Now that it’s clear that event-driven design is a solution that can actually solve the problem of these noisy labels, let’s break it down:
First of all, we needed to define all the data that was relevant for our labels. We even added data points that were still being researched but that might have been relevant to our labels in the future.
This part is a little exploratory, as we have a lot of data in multiple databases and no single person who can know it all. As an architect, I had to research with multiple teams, and ended up with more than 40 (🤯) different events that originated in different parts of the system and were important for our model training.
What could we do with all these events? After choosing our event-messaging technology (Kafka), we made sure that all events would flow into the same place (topic) from each microservice:
Each of these topics is partitioned by the order’s ID. This way, when a new event is published to a topic, it is actually appended to one of the topic’s partitions.

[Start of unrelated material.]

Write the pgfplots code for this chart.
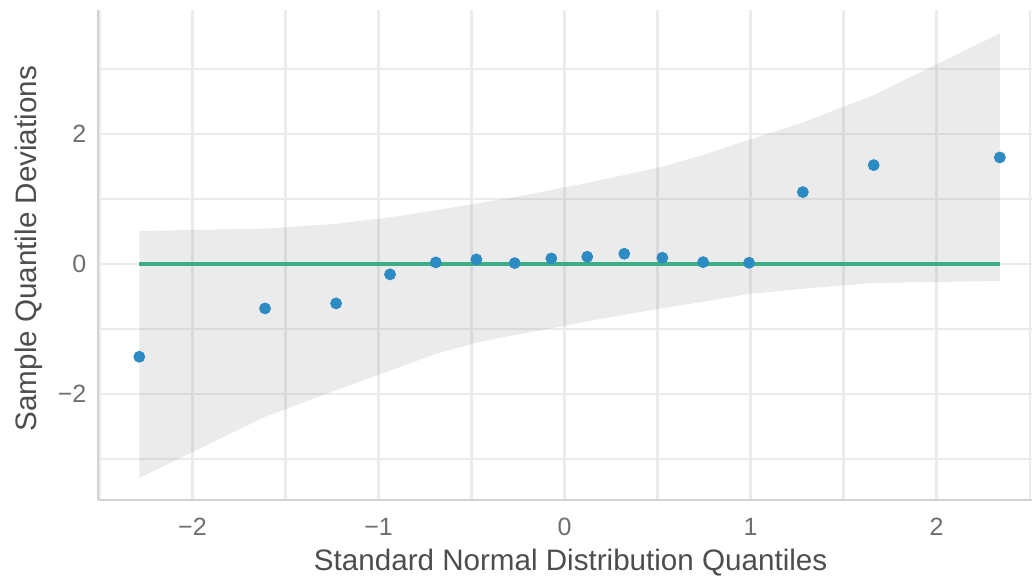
\documentclass[border=0pt]{standalone}
\usepackage{pgfplots}
\pgfplotsset{compat=1.18}
\usepackage{fontspec}
\setmainfont{Liberation Sans}
\definecolor{ptblue}{HTML}{2C8BC3}
\definecolor{lngreen}{HTML}{3BAE84}
\definecolor{gridc}{HTML}{EBEBEB}
\definecolor{tickc}{HTML}{6E6E6E}
\definecolor{labc}{HTML}{4D4D4D}
\definecolor{axc}{HTML}{D2D2D2}
\begin{document}
\begin{tikzpicture}
\path[use as bounding box] (-49pt,-39pt) rectangle (467pt,250pt);
\begin{axis}[
  at={(0pt,0pt)}, anchor=south west,
  scale only axis, width=467pt, height=245pt,
  xmin=-2.508, xmax=2.513, ymin=-3.63, ymax=3.91,
  axis x line*=bottom, axis y line*=left,
  axis line style={axc, line width=1.3pt},
  xtick={-2,-1,0,1,2}, xticklabels={−2,−1,0,1,2},
  minor xtick={-2.5,-1.5,-0.5,0.5,1.5,2.5},
  ytick={-2,0,2}, yticklabels={−2,0,2},
  minor ytick={-3,-1,1,3},
  grid=both,
  major grid style={gridc, line width=1.1pt},
  minor grid style={gridc, line width=1.1pt},
  major tick length=0pt, minor tick length=0pt,
  tick style={draw=none},
  ticklabel style={font=\fontsize{12.5}{14}\selectfont, text=tickc},
  xticklabel style={anchor=center, yshift=-13.5pt},
  yticklabel style={anchor=east, xshift=-2.3pt},
  xlabel={Standard Normal Distribution Quantiles},
  ylabel={Sample Quantile Deviations},
  label style={font=\fontsize{14.8}{16}\selectfont, text=labc},
  xlabel style={at={(axis description cs:0.506,-0.1286)}, anchor=center},
  ylabel style={at={(axis description cs:-0.0745,0.513)}, anchor=center},
  clip=false,
]
% confidence band
\addplot[draw=none, fill=black!40, fill opacity=0.2] coordinates {
  (-2.286,0.51) (-1.610,0.546) (-1.228,0.62) (-0.938,0.72) (-0.692,0.83)
  (-0.474,0.93) (-0.268,1.03) (-0.071,1.14) (0.122,1.25) (0.321,1.37)
  (0.526,1.50) (0.745,1.68) (0.992,1.91) (1.281,2.18) (1.662,2.60) (2.340,3.55)
  (2.340,-0.26) (1.662,-0.29) (1.281,-0.38) (0.992,-0.46) (0.745,-0.58)
  (0.526,-0.68) (0.321,-0.78) (0.122,-0.88) (-0.071,-0.99) (-0.268,-1.09)
  (-0.474,-1.21) (-0.692,-1.38) (-0.938,-1.64) (-1.228,-1.94) (-1.610,-2.35)
  (-2.286,-3.29)
} -- cycle;
% reference line
\addplot[lngreen, line width=2pt] coordinates {(-2.286,0) (2.340,0)};
% points
\addplot[only marks, mark=*, mark size=2.75pt, color=ptblue, mark options={draw=ptblue, fill=ptblue}] coordinates {
  (-2.286,-1.426) (-1.610,-0.682) (-1.228,-0.605) (-0.938,-0.158)
  (-0.692,0.026) (-0.474,0.072) (-0.268,0.015) (-0.071,0.087)
  (0.122,0.113) (0.321,0.159) (0.526,0.098) (0.745,0.030)
  (0.992,0.020) (1.281,1.108) (1.662,1.523) (2.340,1.641)
};
\end{axis}
\end{tikzpicture}
\end{document}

Events with the same order ID are written to the same partition, and Kafka guarantees that any consumer of a given topic-partition will always read that partition’s events in exactly the same order as they were written. This feature is crucial to the success of the project. Think about our two examples: if we confuse t1 and t3, we’ll end up with a completely different outcome.
How does the label-maker consumer work? It is a consumer that uses one of Kafka’s ecosystem products, Kafka Streams, which allows the development of stateful stream-processing. You can program different DSLs to calculate your state. We can filter, map, group, aggregate, and join the different topics, and calculate our labels (state).
After we published our end result (labels), we ended up with a consumer for the application itself (real-time flow) and another one for offline purposes.
Note that this is a specific solution that uses Kafka, but it is possible to use other streaming solutions.
Let’s go back to the M&Ms and make sure our event-driven design actually solved the issue:
- Mutable fields — now our data scientists will be able to access the data at any time, without worrying about the changes made.
- Multiple fields — we now have a single source of truth that solves the issue of multiple fields in multiple DBs for multiple employees. It doesn’t matter to the consumers where the data is saved.
We should also make sure we handled all our requirements:
- The most updated version of the label should be accessible from the real-time flow — ✅ It’s produced by the label maker.
- The specific point-in-time-version of the label should be accessible for offline usages — ✅ The offline consumer has all of the data over time saved.
Since we are an analytics-driven company, we add insights to our data all the time (in the form of tags, like the “false-negative” tag from example 2). We don’t always know from the beginning how a tag will affect the “positive” and “negative” labels and which ones will be affected. Therefore, with event-driven architecture, we are able to apply a positive/negative label to tags retroactively. This way, our data scientists can “play around” with the data and create any materialized view they want — creating the labels they need and maybe even new labels that are constructed in a completely different way.
In this blog post I’ve described the process we went through, starting with our data scientists requesting access to labels from different points in time to our event-driven solution. As I mentioned before, this is not the only way to solve this problem, but since we’re already in the process of moving to event-driven architecture for other reasons the approach we chose served us well.
And if you need another reason why event-driven design is so effective, here is a fun fact for you: once we obtained that centralized topic we mentioned, we received a request from another team to use it in other system domains, and we did it easily. What’s great about event-driven design is that we can add more and more consumers — and they won’t affect each other! Another win for event-driven design!